Despite these reforms Shelter says the new contracts still do too little to help those in most need. A spokesman explains: "The people who need this are still less likely to buy it than those in secure jobs with surplus income who probably don't need it at all.

"The low-paid, contract workers, and those who rely on overtime, commission and bonuses, always existed in the housing market only at the margins. There is no decline in the numbers of desperate people visiting our offices pleading for help to keep the roof over their heads.

"More worryingly we are seeing a new category of people desperate for help, who never thought their home might be at risk. These are the middle- aged, middle-class, often small business owners, who due to ill health, unemployment or recession are suddenly unable to meet their repayments and find themselves facing the prospect of losing the family home. If you lose your job or your business at 55, you will not recover.
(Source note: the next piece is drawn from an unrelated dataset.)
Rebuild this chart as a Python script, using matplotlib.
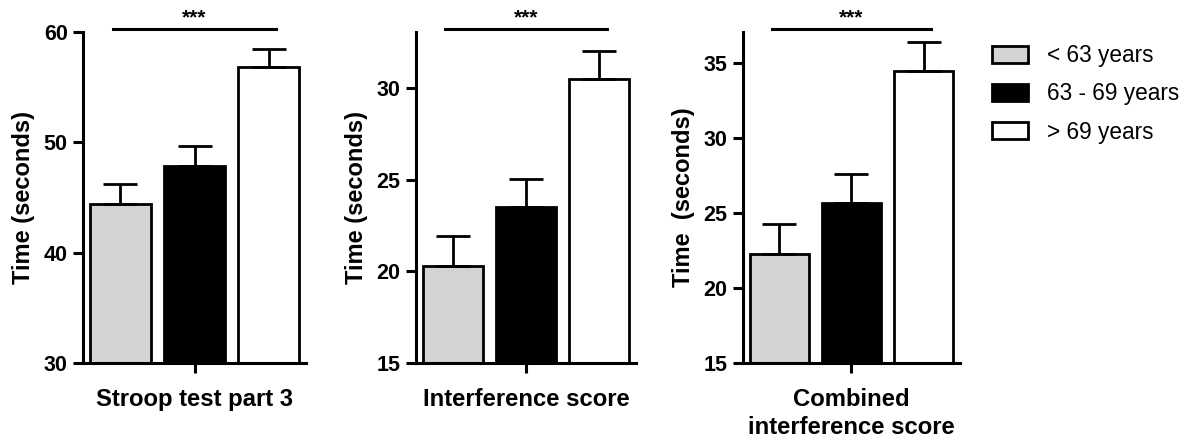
import matplotlib
matplotlib.use("Agg")
from matplotlib import pyplot as plt
from matplotlib.patches import Patch
from matplotlib.transforms import blended_transform_factory

plt.rcParams['font.family'] = ['Liberation Sans', 'DejaVu Sans']

# age groups and colours
groups = ['< 63 years', '63 - 69 years', '> 69 years']
colors = ['#d3d3d3', '#000000', '#ffffff']

# mean times (seconds) and SEM
stroop_mean = [44.4, 47.9, 56.8]
stroop_sem = [1.8, 1.8, 1.7]
interf_mean = [20.3, 23.5, 30.5]
interf_sem = [1.63, 1.54, 1.5]
combined_mean = [22.3, 25.7, 34.5]
combined_sem = [2.0, 1.93, 1.87]

titles = ['Stroop test part 3', 'Interference score', 'Combined\ninterference score']
ylabels = ['Time (seconds)', 'Time (seconds)', 'Time  (seconds)']
ylims = [(30, 60), (15, 33.05), (15, 37.07)]
yticks = [[30, 40, 50, 60], [15, 20, 25, 30], [15, 20, 25, 30, 35]]

W, H = 1196, 443
fig = plt.figure(figsize=(W / 100, H / 100), dpi=100)

# axes boxes in pixels: left, right (top=32, bottom=363)
boxes = [(83, 306), (416, 636), (743, 960)]
top_px, bot_px = 32, 363

means = [stroop_mean, interf_mean, combined_mean]
sems = [stroop_sem, interf_sem, combined_sem]

for i in range(3):
    l, r = boxes[i]
    ax = fig.add_axes([l / W, (H - bot_px) / H, (r - l) / W, (bot_px - top_px) / H])
    x = range(len(groups))
    ax.bar(x, means[i], width=0.82, color=colors, edgecolor='black', linewidth=2, zorder=2)
    ax.errorbar(x, means[i], yerr=[[0] * 3, sems[i]], fmt='none', ecolor='black',
                elinewidth=2, capsize=12, capthick=2, zorder=3)
    ax.set_xlim(-0.5, 2.5)
    ax.set_ylim(*ylims[i])
    ax.set_yticks(yticks[i])
    ax.set_xticks([1])
    ax.set_xticklabels([''])
    for s in ['top', 'right']:
        ax.spines[s].set_visible(False)
    for s in ['left', 'bottom']:
        ax.spines[s].set_linewidth(2.2)
    ax.tick_params(axis='both', direction='out', length=7.5, width=2.2, pad=3.5)
    for t in ax.get_yticklabels():
        t.set_fontsize(15.5)
        t.set_fontweight('bold')
    ax.set_ylabel(ylabels[i], fontsize=17, fontweight='bold', labelpad=6)
    ax.set_xlabel(titles[i], fontsize=17.2, fontweight='bold', labelpad=7,
                  linespacing=1.3)

    # significance bar
    trans = blended_transform_factory(ax.transData, ax.transAxes)
    ax.plot([-0.1, 2.1], [1.009, 1.009], color='black', lw=2.2, transform=trans,
            clip_on=False)
    ax.text(1.0, 1.015, '***', transform=trans, ha='center', va='bottom',
            fontsize=15, fontweight='bold')

handles = [Patch(facecolor=c, edgecolor='black', linewidth=2) for c in colors]
fig.legend(handles, groups, loc='upper left', bbox_to_anchor=(992 / W, 1 - 44 / H),
           frameon=False, fontsize=16.3, handlelength=1.6, handleheight=0.78,
           handletextpad=0.85, labelspacing=0.68, borderpad=0, borderaxespad=0)

fig.savefig('out.png', dpi=100)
"There is quite a bit of anecdotal evidence suggesting that lenders are moving more quickly to repossess than ever, because the relatively buoyant housing market allows them to minimise their loss by selling quickly."
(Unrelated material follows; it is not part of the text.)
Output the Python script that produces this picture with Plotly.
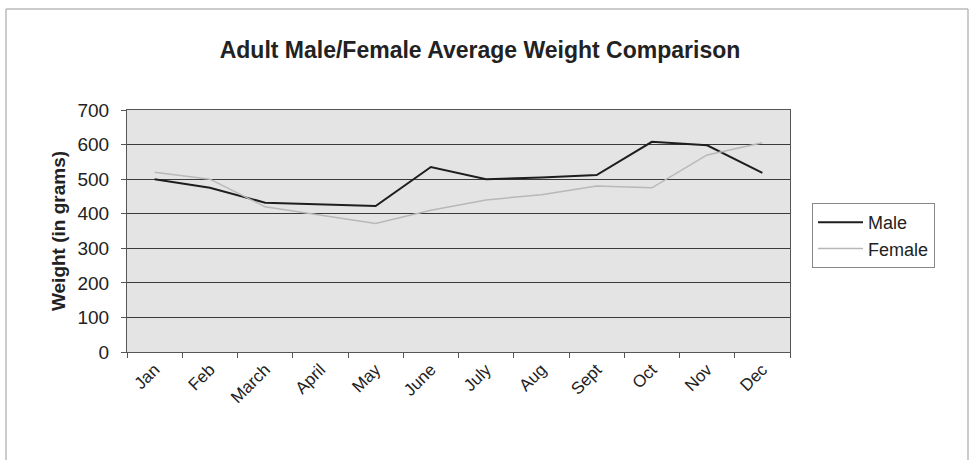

Shelter is also very concerned that the position will be exacerbated by the new breed of flexible mortgages that allow home owners to borrow up to the hilt using their houses as security. Furthermore some, even within the industry, fear extending the cover for 12 months could trigger a further clawback of state support.

A spokesman for the Council of Mortgage Lenders says: "There has been some speculation that they could extend to a year the period during which they will not pay income support, but we are not aware of any imminent changes planned."

Finally the new policy does nothing to address the high cost of cover, which desirable though it may be, is often beyond the already stretched budgets of most home buyers. Although the majority of lenders say they will improve their cover to at least match that of the new basic prototype without any additional charges, the existing cost is expensive at around pounds 5.75 per pounds 100 of monthly mortgage repayment.

Even at today's very low interest rates this adds pounds 25 to the monthly bill of a pounds 60,000 mortgage. Worse still, this doubles if you want to insure two incomes, increasingly vital to protecting a modern mortgage.

And there's no looking to the Government for help on that front. More likely it will move to stem mortgage interest tax relief further in the next budget, in itself adding pounds 17.33 to most people's home-loan bill. As the song says: the only way - for home-ownership bills at least - is up.